* **Written task**:
Leave the pictures out, and output exactly the lines from the one containing "Reproduce this chart with matplotlib." through the one containing "plt.rcParams['font.family'] = ['Liberation".
**** Provided data
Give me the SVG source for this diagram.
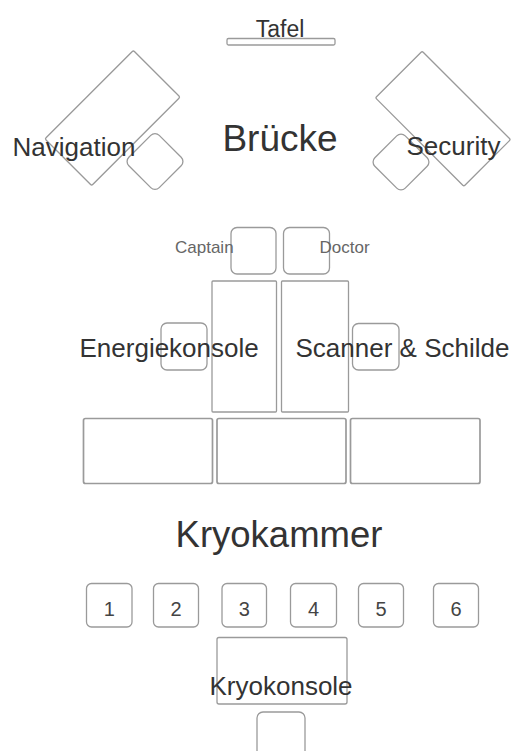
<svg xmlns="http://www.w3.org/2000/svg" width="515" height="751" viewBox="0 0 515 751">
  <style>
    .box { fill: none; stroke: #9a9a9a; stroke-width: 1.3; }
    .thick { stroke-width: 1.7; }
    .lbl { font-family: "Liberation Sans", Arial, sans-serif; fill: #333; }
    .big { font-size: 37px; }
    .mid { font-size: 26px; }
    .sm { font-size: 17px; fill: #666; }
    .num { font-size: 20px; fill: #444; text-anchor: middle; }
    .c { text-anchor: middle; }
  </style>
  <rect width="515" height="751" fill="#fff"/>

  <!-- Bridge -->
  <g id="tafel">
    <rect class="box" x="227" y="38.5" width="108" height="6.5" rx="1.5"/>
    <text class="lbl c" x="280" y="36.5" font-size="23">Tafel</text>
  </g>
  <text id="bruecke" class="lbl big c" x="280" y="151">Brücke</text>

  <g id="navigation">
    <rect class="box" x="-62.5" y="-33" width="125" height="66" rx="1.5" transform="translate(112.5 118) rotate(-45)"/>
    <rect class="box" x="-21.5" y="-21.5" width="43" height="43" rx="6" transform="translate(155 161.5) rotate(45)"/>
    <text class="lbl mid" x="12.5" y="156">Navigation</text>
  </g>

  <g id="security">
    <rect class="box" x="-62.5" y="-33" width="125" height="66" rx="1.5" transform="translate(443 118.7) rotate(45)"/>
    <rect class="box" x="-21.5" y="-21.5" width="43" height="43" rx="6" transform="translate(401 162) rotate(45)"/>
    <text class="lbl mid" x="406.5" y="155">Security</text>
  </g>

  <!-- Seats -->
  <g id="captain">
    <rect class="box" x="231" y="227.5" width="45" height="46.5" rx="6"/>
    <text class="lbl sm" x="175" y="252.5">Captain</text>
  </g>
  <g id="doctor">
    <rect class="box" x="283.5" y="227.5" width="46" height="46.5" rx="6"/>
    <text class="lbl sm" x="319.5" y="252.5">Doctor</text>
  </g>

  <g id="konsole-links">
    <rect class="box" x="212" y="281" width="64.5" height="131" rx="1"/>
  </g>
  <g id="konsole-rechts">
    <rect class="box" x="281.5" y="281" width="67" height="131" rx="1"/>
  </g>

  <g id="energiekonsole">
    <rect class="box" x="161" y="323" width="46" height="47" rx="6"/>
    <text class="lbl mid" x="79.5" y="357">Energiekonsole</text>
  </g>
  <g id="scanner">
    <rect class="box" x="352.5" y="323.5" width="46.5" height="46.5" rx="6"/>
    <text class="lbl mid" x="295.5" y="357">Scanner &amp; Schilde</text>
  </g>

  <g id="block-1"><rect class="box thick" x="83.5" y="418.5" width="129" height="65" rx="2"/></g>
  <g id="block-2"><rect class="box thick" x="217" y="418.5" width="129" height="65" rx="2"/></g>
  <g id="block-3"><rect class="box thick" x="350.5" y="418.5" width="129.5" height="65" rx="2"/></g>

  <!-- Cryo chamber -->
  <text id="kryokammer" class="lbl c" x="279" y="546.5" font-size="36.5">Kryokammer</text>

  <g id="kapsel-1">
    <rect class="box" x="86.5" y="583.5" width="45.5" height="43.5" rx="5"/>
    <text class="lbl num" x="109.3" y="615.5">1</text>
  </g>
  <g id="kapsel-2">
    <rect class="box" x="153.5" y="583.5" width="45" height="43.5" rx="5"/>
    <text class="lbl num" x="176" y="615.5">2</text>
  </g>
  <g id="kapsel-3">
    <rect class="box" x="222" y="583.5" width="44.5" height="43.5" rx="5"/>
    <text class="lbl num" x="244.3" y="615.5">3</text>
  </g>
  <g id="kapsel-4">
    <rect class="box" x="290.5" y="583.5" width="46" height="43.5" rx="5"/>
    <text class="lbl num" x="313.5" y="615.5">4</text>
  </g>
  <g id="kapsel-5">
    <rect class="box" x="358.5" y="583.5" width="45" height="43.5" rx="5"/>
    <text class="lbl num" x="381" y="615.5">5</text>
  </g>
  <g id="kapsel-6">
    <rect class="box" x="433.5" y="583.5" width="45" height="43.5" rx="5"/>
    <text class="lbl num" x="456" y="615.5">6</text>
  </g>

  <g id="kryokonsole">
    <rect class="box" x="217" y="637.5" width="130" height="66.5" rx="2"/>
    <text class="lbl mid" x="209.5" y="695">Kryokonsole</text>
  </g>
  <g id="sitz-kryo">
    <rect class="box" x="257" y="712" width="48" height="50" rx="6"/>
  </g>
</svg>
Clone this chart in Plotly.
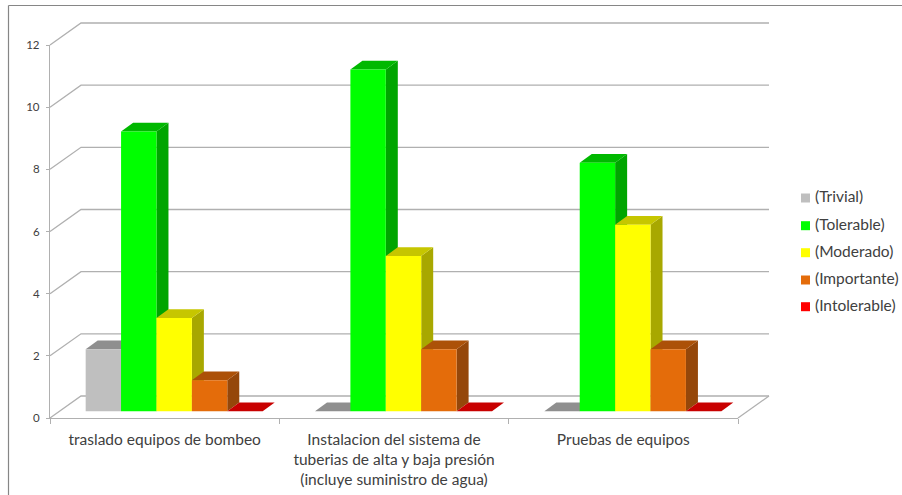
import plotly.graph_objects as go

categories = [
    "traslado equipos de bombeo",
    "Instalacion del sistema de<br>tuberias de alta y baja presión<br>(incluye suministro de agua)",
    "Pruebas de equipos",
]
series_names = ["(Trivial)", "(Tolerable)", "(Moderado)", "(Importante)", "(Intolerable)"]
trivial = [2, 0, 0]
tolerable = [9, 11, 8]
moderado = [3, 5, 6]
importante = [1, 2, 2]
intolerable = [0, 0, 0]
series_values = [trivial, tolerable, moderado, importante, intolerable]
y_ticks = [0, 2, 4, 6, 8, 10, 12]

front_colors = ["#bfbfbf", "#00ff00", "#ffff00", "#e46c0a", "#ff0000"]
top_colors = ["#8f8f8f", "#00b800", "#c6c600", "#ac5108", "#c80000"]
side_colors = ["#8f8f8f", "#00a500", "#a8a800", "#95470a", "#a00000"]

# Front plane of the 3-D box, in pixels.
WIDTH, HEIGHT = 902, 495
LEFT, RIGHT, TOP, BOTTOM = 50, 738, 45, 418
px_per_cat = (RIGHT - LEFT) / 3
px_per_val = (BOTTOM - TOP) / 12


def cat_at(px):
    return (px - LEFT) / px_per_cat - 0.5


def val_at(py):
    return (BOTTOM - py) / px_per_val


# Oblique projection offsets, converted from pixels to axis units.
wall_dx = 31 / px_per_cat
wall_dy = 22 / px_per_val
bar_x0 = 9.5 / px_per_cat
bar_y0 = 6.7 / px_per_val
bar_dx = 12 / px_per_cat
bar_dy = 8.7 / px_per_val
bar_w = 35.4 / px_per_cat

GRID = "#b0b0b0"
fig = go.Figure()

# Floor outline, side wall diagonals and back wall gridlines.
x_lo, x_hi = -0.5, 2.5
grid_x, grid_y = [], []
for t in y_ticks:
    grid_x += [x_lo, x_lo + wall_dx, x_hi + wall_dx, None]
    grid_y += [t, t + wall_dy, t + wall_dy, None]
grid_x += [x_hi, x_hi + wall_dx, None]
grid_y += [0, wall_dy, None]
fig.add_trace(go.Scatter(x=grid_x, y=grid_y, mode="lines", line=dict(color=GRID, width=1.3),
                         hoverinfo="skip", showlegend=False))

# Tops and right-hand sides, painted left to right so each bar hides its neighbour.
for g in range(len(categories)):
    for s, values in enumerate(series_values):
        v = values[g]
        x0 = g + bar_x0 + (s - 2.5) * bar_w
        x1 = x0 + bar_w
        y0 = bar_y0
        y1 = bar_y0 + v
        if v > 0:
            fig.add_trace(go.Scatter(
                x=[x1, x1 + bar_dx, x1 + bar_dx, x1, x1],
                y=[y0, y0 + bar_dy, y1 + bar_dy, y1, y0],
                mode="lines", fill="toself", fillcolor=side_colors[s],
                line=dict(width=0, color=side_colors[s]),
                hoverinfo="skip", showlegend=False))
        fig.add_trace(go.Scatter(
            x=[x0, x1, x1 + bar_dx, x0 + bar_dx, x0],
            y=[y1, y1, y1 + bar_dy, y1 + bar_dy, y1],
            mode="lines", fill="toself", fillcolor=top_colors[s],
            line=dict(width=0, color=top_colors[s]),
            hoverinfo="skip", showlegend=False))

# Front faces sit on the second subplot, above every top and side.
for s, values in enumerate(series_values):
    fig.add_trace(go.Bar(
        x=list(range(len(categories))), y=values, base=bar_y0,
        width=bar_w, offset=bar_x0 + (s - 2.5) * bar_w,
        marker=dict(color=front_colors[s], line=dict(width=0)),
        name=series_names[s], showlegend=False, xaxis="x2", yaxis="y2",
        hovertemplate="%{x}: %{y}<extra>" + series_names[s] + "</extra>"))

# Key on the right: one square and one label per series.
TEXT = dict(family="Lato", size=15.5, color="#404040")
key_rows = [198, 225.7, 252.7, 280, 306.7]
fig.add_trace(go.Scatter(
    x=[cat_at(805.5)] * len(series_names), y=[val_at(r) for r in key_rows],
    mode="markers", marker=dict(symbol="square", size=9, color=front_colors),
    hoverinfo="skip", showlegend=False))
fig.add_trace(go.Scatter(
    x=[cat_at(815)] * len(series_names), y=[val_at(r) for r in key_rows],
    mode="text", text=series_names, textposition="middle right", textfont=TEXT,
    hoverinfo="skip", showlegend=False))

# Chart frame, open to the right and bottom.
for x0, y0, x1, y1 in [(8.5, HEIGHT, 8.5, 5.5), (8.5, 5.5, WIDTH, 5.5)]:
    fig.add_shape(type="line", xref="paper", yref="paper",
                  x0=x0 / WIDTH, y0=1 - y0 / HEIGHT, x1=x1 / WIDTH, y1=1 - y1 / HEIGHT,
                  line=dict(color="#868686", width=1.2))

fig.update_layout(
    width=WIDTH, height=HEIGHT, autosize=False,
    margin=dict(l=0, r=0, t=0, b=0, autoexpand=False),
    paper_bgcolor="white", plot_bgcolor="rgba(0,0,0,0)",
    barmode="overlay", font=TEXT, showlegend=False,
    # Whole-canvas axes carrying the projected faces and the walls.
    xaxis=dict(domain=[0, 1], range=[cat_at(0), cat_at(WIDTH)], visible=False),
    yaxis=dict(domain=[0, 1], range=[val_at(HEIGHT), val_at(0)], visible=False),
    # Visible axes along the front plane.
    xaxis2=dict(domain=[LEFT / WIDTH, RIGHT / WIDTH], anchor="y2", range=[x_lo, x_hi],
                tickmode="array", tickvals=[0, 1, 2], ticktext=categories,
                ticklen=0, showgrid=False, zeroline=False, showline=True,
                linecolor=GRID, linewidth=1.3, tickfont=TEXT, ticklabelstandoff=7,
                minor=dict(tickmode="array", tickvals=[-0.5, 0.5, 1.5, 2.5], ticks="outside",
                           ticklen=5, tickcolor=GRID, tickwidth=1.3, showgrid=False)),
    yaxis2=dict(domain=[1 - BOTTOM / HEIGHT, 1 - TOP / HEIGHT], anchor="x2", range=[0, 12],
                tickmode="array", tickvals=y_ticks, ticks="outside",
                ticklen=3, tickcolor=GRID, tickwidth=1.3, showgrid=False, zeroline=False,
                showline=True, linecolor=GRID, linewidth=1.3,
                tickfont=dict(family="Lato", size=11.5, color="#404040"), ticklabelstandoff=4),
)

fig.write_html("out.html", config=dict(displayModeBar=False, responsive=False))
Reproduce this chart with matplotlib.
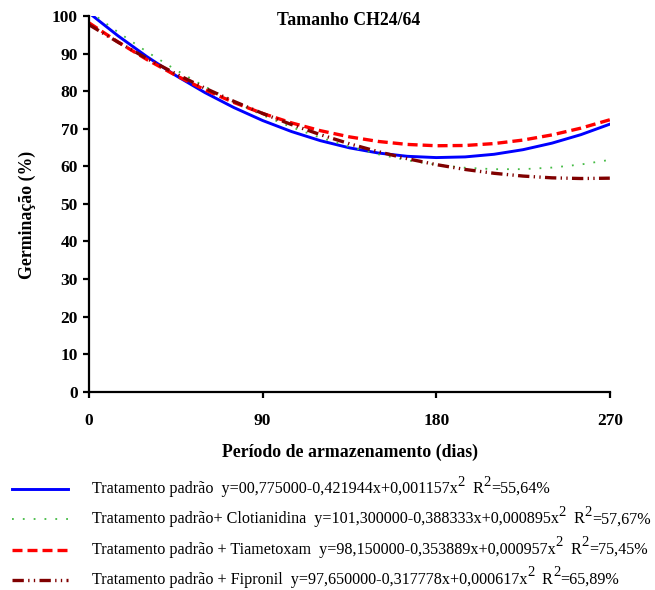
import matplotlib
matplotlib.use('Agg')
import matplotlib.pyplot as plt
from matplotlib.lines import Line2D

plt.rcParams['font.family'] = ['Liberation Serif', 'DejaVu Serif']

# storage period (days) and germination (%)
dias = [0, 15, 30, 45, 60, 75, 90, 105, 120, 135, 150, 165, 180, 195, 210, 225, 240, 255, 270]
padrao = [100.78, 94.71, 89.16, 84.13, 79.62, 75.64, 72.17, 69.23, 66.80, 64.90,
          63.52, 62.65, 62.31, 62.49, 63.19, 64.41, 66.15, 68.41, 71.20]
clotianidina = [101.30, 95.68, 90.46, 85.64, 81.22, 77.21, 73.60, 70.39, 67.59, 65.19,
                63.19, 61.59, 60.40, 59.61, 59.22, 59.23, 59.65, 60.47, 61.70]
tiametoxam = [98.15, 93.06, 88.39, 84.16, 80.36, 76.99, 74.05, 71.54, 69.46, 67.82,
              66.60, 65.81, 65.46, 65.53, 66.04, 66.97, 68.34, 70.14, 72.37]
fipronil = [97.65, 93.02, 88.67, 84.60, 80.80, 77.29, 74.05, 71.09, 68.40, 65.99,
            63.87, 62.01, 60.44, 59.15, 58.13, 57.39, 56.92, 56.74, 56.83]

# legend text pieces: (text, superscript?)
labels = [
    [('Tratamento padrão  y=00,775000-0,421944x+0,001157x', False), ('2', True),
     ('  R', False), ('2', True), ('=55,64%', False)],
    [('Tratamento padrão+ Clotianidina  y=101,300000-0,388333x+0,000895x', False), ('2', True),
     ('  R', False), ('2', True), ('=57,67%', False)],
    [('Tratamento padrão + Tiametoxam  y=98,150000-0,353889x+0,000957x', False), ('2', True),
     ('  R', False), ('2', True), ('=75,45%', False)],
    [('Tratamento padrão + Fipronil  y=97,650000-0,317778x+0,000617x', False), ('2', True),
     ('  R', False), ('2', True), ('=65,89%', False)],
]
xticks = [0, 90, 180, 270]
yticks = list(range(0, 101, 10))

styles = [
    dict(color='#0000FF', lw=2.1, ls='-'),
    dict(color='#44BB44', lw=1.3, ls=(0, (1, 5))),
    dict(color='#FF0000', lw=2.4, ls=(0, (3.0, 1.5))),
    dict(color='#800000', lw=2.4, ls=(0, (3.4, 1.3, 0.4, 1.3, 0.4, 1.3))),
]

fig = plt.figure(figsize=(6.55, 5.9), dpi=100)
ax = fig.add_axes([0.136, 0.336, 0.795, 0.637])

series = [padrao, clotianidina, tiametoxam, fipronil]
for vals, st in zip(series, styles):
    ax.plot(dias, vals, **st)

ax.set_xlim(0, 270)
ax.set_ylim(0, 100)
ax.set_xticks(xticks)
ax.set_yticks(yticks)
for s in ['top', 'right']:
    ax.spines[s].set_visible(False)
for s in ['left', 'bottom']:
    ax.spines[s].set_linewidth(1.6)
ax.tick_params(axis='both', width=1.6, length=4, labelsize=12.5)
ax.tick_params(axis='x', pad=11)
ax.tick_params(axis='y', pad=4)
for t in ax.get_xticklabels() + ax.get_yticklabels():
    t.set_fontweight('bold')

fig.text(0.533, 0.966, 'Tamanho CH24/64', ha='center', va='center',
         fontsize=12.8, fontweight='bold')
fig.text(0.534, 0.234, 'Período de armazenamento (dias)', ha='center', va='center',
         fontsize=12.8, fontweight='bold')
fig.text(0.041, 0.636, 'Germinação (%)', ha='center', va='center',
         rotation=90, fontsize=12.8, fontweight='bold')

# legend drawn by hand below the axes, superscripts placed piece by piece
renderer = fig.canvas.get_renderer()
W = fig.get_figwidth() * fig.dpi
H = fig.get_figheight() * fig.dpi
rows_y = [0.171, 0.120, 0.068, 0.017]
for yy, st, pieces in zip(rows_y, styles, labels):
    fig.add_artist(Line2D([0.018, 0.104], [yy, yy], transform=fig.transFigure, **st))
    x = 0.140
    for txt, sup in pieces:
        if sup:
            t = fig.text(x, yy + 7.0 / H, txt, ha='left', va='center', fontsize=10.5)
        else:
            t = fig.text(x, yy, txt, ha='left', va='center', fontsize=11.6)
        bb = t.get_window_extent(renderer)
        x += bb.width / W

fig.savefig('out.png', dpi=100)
********
* **Written solution**:
Reproduce this chart with matplotlib.
import matplotlib
matplotlib.use('Agg')
import matplotlib.pyplot as plt
from matplotlib.lines import Line2D

plt.rcParams['font.family'] = ['Liberation Serif', 'DejaVu Serif']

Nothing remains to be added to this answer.